A key challenge to inclusive growth is that of creating high wage, high value-add jobs across the country, not just in our major cities. We see this as challenge as being partly a result of bad design – how jobs are designed, how technology is exploited, workplaces are managed and where they are located. The UK is about to enter its tenth-year of stagnant productivity levels, meaning we’re all working harder than we were before the recession, to produce less. This matters because productivity is a fundamental driver of wage increases and as such as a key determinant of living standards in communities across the country. Still far too many people are working in low wage, low skill, and insecure jobs and if we don’t halt this trend soon, it will only further exacerbate existing inequalities, leaving many communities further behind. 

2.Designing resilient, inclusive places

We also need to ensure as many people as possible are able to fully participate in activities within their local neighbourhood, town, city and region. Decisions about the planning, design, build and management of places can affect the enjoyment of them and independence within a space, ease of mobility, feelings of safety and a sense of belonging. Evidence from the US suggests that attachment to an area can impact on its local economic activity in that it “makes people more willing to invest and spend in that area, and separately influences their perception of the local economy”. Although accessibility has improved over the last decade, the fact remains that social, cultural and economic inequalities are still being built into many new places across the country.

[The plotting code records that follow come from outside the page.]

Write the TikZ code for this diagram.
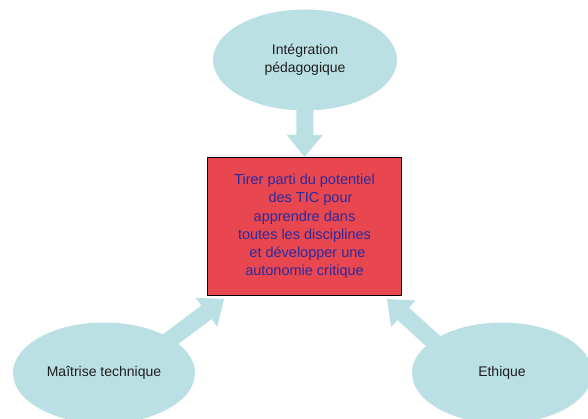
\documentclass[tikz,border=0pt]{standalone}
\usepackage{fontspec}
\setmainfont{Liberation Sans}
\usetikzlibrary{shapes.geometric,arrows.meta}
\definecolor{bubble}{HTML}{BBE0E3}
\definecolor{boxred}{HTML}{E8474F}
\definecolor{boxtext}{HTML}{2B2B9E}
\definecolor{labeltext}{HTML}{1E1E1E}
\begin{document}
\begin{tikzpicture}[x=1pt,y=-1pt,
  bubblenode/.style={ellipse, fill=bubble, minimum width=184pt, minimum height=101pt,
    inner sep=0pt, font=\fontsize{14}{17.5}\selectfont, text=labeltext, align=center},
  goalbox/.style={draw=black, line width=1.2pt, fill=boxred, minimum width=194pt,
    minimum height=138pt, inner sep=0pt, text=boxtext,
    font=\fontsize{14.5}{18.2}\selectfont, align=center},
  fatarrow/.style={draw=bubble, line width=17pt,
    -{Triangle[width=36pt,length=22pt,line width=0pt]}},
]
\useasboundingbox (0,0) rectangle (588,419);
\node[bubblenode] (integ) at (305,60) {Intégration\\pédagogique};
\node[bubblenode, minimum width=182pt] (maitrise) at (104,373) {Maîtrise technique};
\node[bubblenode, minimum width=180pt] (ethique) at (502,373) {Ethique};
\node[goalbox] (goal) at (304.5,226.5) {Tirer parti du potentiel\\\hspace*{12pt}des TIC pour\\apprendre dans\\toutes les disciplines\\\hspace*{6pt}et développer une\\autonomie critique};
\coordinate (tipL) at (224,299);
\coordinate (tipR) at (387,299);
\draw[fatarrow, shorten <=-8pt] (integ.south) -- (goal.north);
\draw[fatarrow, shorten <=-10pt] (maitrise.27) -- (tipL);
\draw[fatarrow, shorten <=-10pt] (ethique.155) -- (tipR);
\end{tikzpicture}
\end{document}
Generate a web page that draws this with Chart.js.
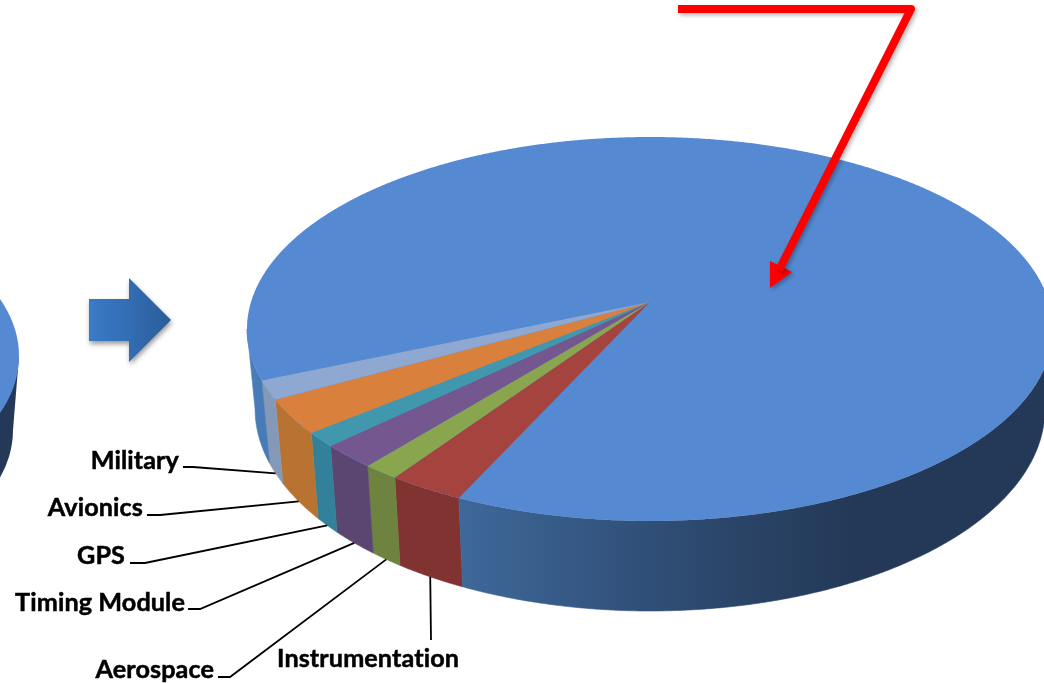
<!DOCTYPE html>
<html>
<head>
<meta charset="utf-8">
<title>Market share pie</title>
<script src="https://cdn.jsdelivr.net/npm/chart.js@4"></script>
<style>
  html, body { margin: 0; padding: 0; background: #fff; overflow: hidden; }
  canvas { display: block; }
</style>
</head>
<body>
<canvas id="pie" width="1044" height="683"></canvas>
<script>
// Values, in percent
const categories = ['Instrumentation', 'Aerospace', 'Timing Module', 'GPS', 'Avionics', 'Military', 'Other'];
const shares = [2.7, 1.3, 2.0, 1.2, 2.9, 1.6, 88.3];

const topColors = ['#a5433f', '#89a54e', '#74578f', '#4097ae', '#d9803c', '#8fa8d2', '#558ad3'];
const sideColors = ['#813332', '#6e8340', '#5b4671', '#33809a', '#b87333', '#8498b8', null];
const labeled = [true, true, true, true, true, true, false];

// label text anchor and the elbow of its leader line
const labelLayout = {
  'Instrumentation': { x: 277, y: 667, align: 'left', from: [431, 640] },
  'Aerospace': { x: 214, y: 678, align: 'right', from: [218, 677], elbow: [230, 677] },
  'Timing Module': { x: 185, y: 611, align: 'right', from: [188, 609], elbow: [200, 609] },
  'GPS': { x: 125, y: 564, align: 'right', from: [130, 563], elbow: [145, 563] },
  'Avionics': { x: 143, y: 516, align: 'right', from: [147, 515], elbow: [160, 515] },
  'Military': { x: 179, y: 469, align: 'right', from: [183, 467], elbow: [193, 467] }
};

// perspective of the disc: top face and bottom face
const persp = -0.1406;
const topFace = { cx: 650, cy: 302, ax: 399, by: 188.2 };
const bottomFace = { cx: 650, cy: 380.6, ax: 391, by: 198 };
const silhouette = 0.141; // angle where the wall meets the outline

function project(face, angle) {
  const u = Math.cos(angle), v = Math.sin(angle);
  const w = 1 + persp * v;
  return [face.cx + face.ax * u / w, face.cy + face.by * v / w];
}

function rimPoints(face, a0, a1) {
  const steps = Math.max(2, Math.ceil(Math.abs(a1 - a0) / 0.005));
  const pts = [];
  for (let i = 0; i <= steps; i++) pts.push(project(face, a0 + (a1 - a0) * i / steps));
  return pts;
}

function tracePath(ctx, pts) {
  ctx.beginPath();
  pts.forEach((p, i) => i ? ctx.lineTo(p[0], p[1]) : ctx.moveTo(p[0], p[1]));
  ctx.closePath();
}

function fillPath(ctx, pts, fill) {
  tracePath(ctx, pts);
  ctx.fillStyle = fill;
  ctx.fill();
}

// front part of the rim only, the back is hidden by the top face
function visibleSpans(a0, a1) {
  const spans = [];
  for (let k = -2; k <= 2; k++) {
    const lo = Math.max(a0, k * 2 * Math.PI + silhouette);
    const hi = Math.min(a1, k * 2 * Math.PI + Math.PI - silhouette);
    if (hi > lo) spans.push([lo, hi]);
  }
  return spans;
}

function mainSideGradient(ctx) {
  const g = ctx.createLinearGradient(247, 0, 1044, 0);
  g.addColorStop(0, '#4a7ebb');
  g.addColorStop(0.03, '#4679b5');
  g.addColorStop(0.27, '#3e6899');
  g.addColorStop(0.45, '#33547f');
  g.addColorStop(0.62, '#2a4467');
  g.addColorStop(0.76, '#243958');
  g.addColorStop(1, '#243958');
  return g;
}

function drawPreviousPie(ctx) {
  ctx.save();
  ctx.beginPath();
  ctx.ellipse(-187, 430, 200, 134, 0, 0, Math.PI * 2);
  ctx.fillStyle = '#243958';
  ctx.fill();
  fillPath(ctx, [[0, 356], [19, 356], [13, 430], [0, 430]], '#243958');
  ctx.beginPath();
  ctx.ellipse(-181, 356, 200, 134, 0, 0, Math.PI * 2);
  ctx.fillStyle = '#558ad3';
  ctx.fill();
  ctx.restore();
}

function drawBlueArrow(ctx) {
  ctx.save();
  const g = ctx.createLinearGradient(89, 0, 171, 0);
  g.addColorStop(0, '#3a7bc8');
  g.addColorStop(1, '#2b5d9b');
  ctx.shadowColor = 'rgba(0,0,0,0.4)';
  ctx.shadowBlur = 5;
  ctx.shadowOffsetX = 1;
  ctx.shadowOffsetY = 3;
  fillPath(ctx, [[89, 299], [129, 299], [129, 278], [171, 320], [129, 362], [129, 341], [89, 341]], g);
  ctx.restore();
}

function drawRedArrow(ctx) {
  ctx.save();
  ctx.shadowColor = 'rgba(0,0,0,0.3)';
  ctx.shadowBlur = 4;
  ctx.shadowOffsetX = 2;
  ctx.shadowOffsetY = 2;
  fillPath(ctx, [[770, 261], [792, 272], [770, 288]], '#ff0000');
  ctx.beginPath();
  ctx.moveTo(678, 9);
  ctx.lineTo(911, 9);
  ctx.lineTo(779, 270);
  ctx.strokeStyle = '#ff0000';
  ctx.lineWidth = 8;
  ctx.lineJoin = 'round';
  ctx.stroke();
  ctx.restore();
}

const pie3d = {
  id: 'pie3d',
  // the arcs get their angles from the library, only the drawing is projected
  beforeDatasetDraw(chart, args) {
    const ctx = chart.ctx;
    const arcs = chart.getDatasetMeta(args.index).data;

    drawPreviousPie(ctx);
    drawBlueArrow(ctx);

    ctx.save();
    arcs.forEach((arc, i) => {
      const color = sideColors[i] || mainSideGradient(ctx);
      visibleSpans(arc.startAngle, arc.endAngle).forEach(span => {
        const pts = rimPoints(topFace, span[0], span[1]).concat(rimPoints(bottomFace, span[1], span[0]));
        fillPath(ctx, pts, color);
        ctx.strokeStyle = color;
        ctx.lineWidth = 0.6;
        ctx.stroke();
      });
    });

    fillPath(ctx, rimPoints(topFace, 0, Math.PI * 2), topColors[topColors.length - 1]);
    arcs.forEach((arc, i) => {
      if (!labeled[i]) return;
      const pts = rimPoints(topFace, arc.startAngle, arc.endAngle);
      pts.push([topFace.cx, topFace.cy]);
      fillPath(ctx, pts, topColors[i]);
    });

    // leader lines and labels
    ctx.font = 'bold 25.2px Lato';
    ctx.letterSpacing = '0.1px'; // keeps the "ti" pair apart
    ctx.textBaseline = 'alphabetic';
    arcs.forEach((arc, i) => {
      if (!labeled[i]) return;
      const layout = labelLayout[categories[i]];
      const end = project(bottomFace, (arc.startAngle + arc.endAngle) / 2);
      ctx.strokeStyle = '#000';
      ctx.lineWidth = 1.8;
      ctx.beginPath();
      ctx.moveTo(layout.from[0], layout.from[1]);
      if (layout.elbow) ctx.lineTo(layout.elbow[0], layout.elbow[1]);
      ctx.lineTo(end[0], end[1]);
      ctx.stroke();
      ctx.textAlign = layout.align;
      ctx.fillStyle = '#000';
      ctx.fillText(categories[i], layout.x, layout.y);
      ctx.lineWidth = 0.5;
      ctx.strokeText(categories[i], layout.x, layout.y);
    });

    drawRedArrow(ctx);
    ctx.restore();
    return false;
  }
};

new Chart(document.getElementById('pie'), {
  type: 'pie',
  data: {
    labels: categories,
    datasets: [{ data: shares, backgroundColor: topColors, borderWidth: 0 }]
  },
  options: {
    responsive: false,
    animation: false,
    rotation: 204.7,
    plugins: { legend: { display: false }, tooltip: { enabled: false } }
  },
  plugins: [pie3d]
});
</script>
</body>
</html>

3.Creating governance systems fit for the modern era

Finally, there’s the small matter of creating policymaking and governance systems fit for the 21st century – our experience at Design Council is that many public services start with interventions they already have at their disposal, meaning that often the problems they seek to solve are shaped by the solutions they have already developed, not the other way round. This is as true for local governments as it is for central, and we believe that this is a key barrier to affecting system and culture transformation in public services.

One key solution to this challenge will be supporting local economies across the country to be more innovative, including improving the use of design to raise productivity and wages.

New questions, new solutions

Surmounting these challenges will not be easy, and will require new methods and new thinking. Strengthening the competitiveness and vibrancy of local and UK-wide businesses has become even more important following the decision to withdraw from the EU. The introduction of devolved responsibilities, giving local authorities the ability to capture the value of business rates, further enhances the connection between local public services and the success of the local economy. One key solution to this challenge will be supporting local economies across the country to be more innovative, including improving the use of design to raise productivity and wages, stimulate a more entrepreneurial culture across all parts of the UK and develop the skills and thinking need for the future, not the past.

More could be done to maximise the social, environmental and economic value of building developments by strategically linking them to complementary policy agendas, for instance by promoting healthy lifestyles through a carefully designed neighbourhood

The success of local economies is also interdependent on the success of the places in which people live and work. More could be done to maximise the social, environmental and economic value of building developments by strategically linking them to complementary policy agendas, for instance by promoting healthy lifestyles through a carefully designed neighbourhood, resulting in savings to the public health budget through expenditure on the built environment.

Yet none of this will be possible without changes to governance systems and structures. In addition to ensuring public services are delivered effectively, several organisations including Design Council have started looking in to how the policy making process itself could be more innovative. A key emphasis on our work at Design Council involves supporting public services to reframe challenges by gaining a better understanding of the problem and pose new questions to inspire new solutions. In recent years a growing number of public services have adopted such design methods as they attempt to tackle intractable problems, in which ambiguity and complexity requisite the use of more creative approaches. This approach has gained considerable traction in policy circles over recent years, though there has been an acknowledgement that in addition to saying policymakers should be more strategic and use design more, they require training and coaching to enable them to do use this approach sustainability.

For truly inclusive growth, unlocking the true potential of innovation is essential, as is responding at pace and ensuring the talent and knowledge within our communities is fully utilised and appreciated.

Designing for inclusive growth

For truly inclusive growth, unlocking the true potential of innovation is essential, as is responding at pace and ensuring the talent and knowledge within our communities is fully utilised and appreciated. We believe that better and more strategic planning and execution of policies can have significant impacts in terms of mitigating financial risks, and this approach could have added value in places beyond the major metropolitan areas where the margins for error are slimmer.

We welcome the recommendations from the Inclusive Growth Commission, and as the government develops a new Industrial Strategy, encourage policymakers at both a national and local level to think strategically about how existing resources and policies could be better aligned to promote inclusive growth. Design Council is committed to supporting this work through supporting design-led innovation across the economy, transforming public services and designing more inclusive places.